▶

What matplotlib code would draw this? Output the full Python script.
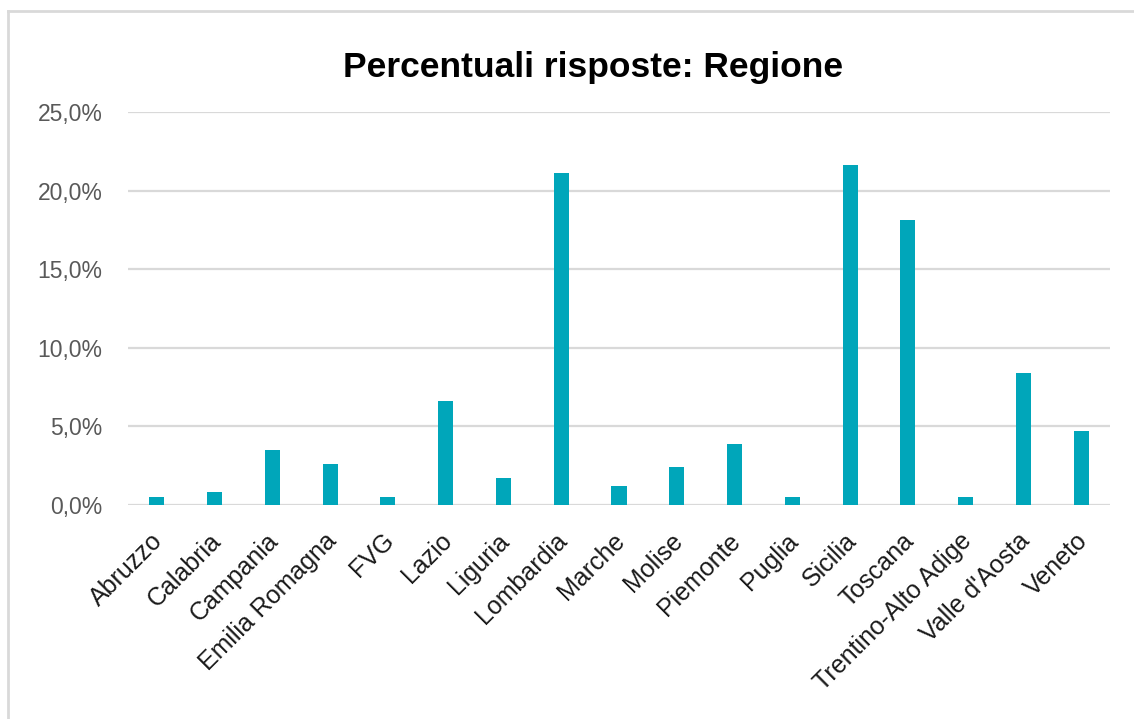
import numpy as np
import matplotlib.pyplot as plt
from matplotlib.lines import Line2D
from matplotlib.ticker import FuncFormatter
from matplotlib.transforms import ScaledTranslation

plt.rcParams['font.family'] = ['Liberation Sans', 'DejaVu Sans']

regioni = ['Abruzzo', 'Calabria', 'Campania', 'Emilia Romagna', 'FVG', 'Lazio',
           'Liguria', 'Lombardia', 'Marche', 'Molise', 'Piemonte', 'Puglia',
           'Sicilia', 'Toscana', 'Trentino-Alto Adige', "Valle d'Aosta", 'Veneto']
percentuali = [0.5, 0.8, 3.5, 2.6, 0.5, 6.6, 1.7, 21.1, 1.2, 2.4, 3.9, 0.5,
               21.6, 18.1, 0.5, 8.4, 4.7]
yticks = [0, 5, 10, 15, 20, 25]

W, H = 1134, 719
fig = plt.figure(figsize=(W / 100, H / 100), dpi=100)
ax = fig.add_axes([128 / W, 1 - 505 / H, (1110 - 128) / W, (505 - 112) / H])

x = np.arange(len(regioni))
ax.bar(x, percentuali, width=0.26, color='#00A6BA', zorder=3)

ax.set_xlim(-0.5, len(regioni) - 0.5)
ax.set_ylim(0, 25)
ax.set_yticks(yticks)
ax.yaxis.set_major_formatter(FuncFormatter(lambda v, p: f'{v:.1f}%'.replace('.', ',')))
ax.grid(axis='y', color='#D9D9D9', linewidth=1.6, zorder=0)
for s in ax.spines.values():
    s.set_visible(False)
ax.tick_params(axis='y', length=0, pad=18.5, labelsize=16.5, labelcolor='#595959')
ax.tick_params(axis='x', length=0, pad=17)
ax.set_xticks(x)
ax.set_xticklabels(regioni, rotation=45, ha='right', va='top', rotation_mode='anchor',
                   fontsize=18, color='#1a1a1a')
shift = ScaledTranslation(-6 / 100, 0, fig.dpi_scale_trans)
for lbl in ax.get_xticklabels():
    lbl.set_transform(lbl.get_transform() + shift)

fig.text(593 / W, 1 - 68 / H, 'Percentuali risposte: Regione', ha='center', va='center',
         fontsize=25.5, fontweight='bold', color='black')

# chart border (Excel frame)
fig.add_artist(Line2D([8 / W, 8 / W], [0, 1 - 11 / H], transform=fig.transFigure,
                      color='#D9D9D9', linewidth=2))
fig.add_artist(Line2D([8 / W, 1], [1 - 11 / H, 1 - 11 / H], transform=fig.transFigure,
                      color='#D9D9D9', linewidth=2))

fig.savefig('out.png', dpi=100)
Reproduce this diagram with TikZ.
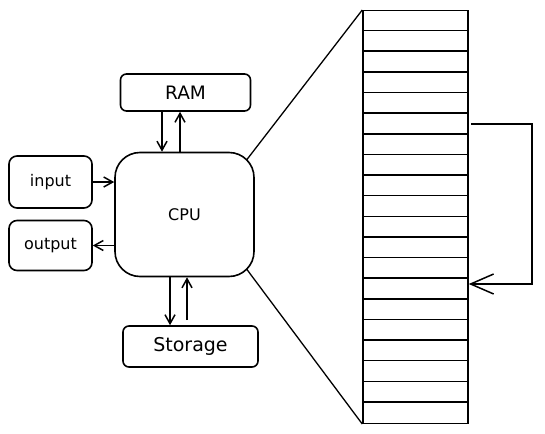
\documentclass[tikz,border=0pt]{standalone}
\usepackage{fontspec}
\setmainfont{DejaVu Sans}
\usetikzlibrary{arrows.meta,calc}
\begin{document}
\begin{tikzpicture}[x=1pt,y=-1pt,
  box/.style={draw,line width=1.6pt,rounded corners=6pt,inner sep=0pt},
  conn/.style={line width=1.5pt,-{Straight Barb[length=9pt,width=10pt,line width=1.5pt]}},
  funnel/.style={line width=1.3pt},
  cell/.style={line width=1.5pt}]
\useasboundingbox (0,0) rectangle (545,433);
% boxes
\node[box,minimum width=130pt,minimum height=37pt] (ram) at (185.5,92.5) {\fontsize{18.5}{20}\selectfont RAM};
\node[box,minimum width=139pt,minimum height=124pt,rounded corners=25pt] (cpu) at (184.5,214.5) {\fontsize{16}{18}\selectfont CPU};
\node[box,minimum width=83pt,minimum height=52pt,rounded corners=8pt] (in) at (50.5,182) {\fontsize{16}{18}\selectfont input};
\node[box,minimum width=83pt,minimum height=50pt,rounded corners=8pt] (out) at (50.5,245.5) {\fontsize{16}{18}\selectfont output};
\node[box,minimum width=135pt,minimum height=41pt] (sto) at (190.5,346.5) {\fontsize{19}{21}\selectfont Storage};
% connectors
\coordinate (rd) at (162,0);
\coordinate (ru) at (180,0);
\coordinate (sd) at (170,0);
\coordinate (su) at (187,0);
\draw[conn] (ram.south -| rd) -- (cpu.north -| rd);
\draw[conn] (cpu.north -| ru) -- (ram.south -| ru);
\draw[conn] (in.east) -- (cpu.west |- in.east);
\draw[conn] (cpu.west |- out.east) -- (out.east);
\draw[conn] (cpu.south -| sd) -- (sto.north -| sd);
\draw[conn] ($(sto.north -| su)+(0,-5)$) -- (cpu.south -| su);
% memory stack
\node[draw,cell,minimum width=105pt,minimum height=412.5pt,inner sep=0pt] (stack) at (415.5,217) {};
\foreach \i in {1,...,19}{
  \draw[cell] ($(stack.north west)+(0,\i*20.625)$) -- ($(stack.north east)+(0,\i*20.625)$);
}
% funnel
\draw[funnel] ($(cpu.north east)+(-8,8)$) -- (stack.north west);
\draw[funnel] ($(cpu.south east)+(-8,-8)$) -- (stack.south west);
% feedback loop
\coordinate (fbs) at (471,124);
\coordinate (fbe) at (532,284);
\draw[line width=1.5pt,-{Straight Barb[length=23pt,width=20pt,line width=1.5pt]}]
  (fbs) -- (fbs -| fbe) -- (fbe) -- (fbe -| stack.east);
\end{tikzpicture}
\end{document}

◀

**TASK DETAILS**
Return, please, the exact lines from the beginning of the entries above through the line containing "from matplotlib.transforms import", both included; pictures are left out.

**ANSWER BELOW**
What matplotlib code would draw this? Output the full Python script.
import numpy as np
import matplotlib.pyplot as plt
from matplotlib.lines import Line2D
from matplotlib.ticker import FuncFormatter
from matplotlib.transforms import ScaledTranslation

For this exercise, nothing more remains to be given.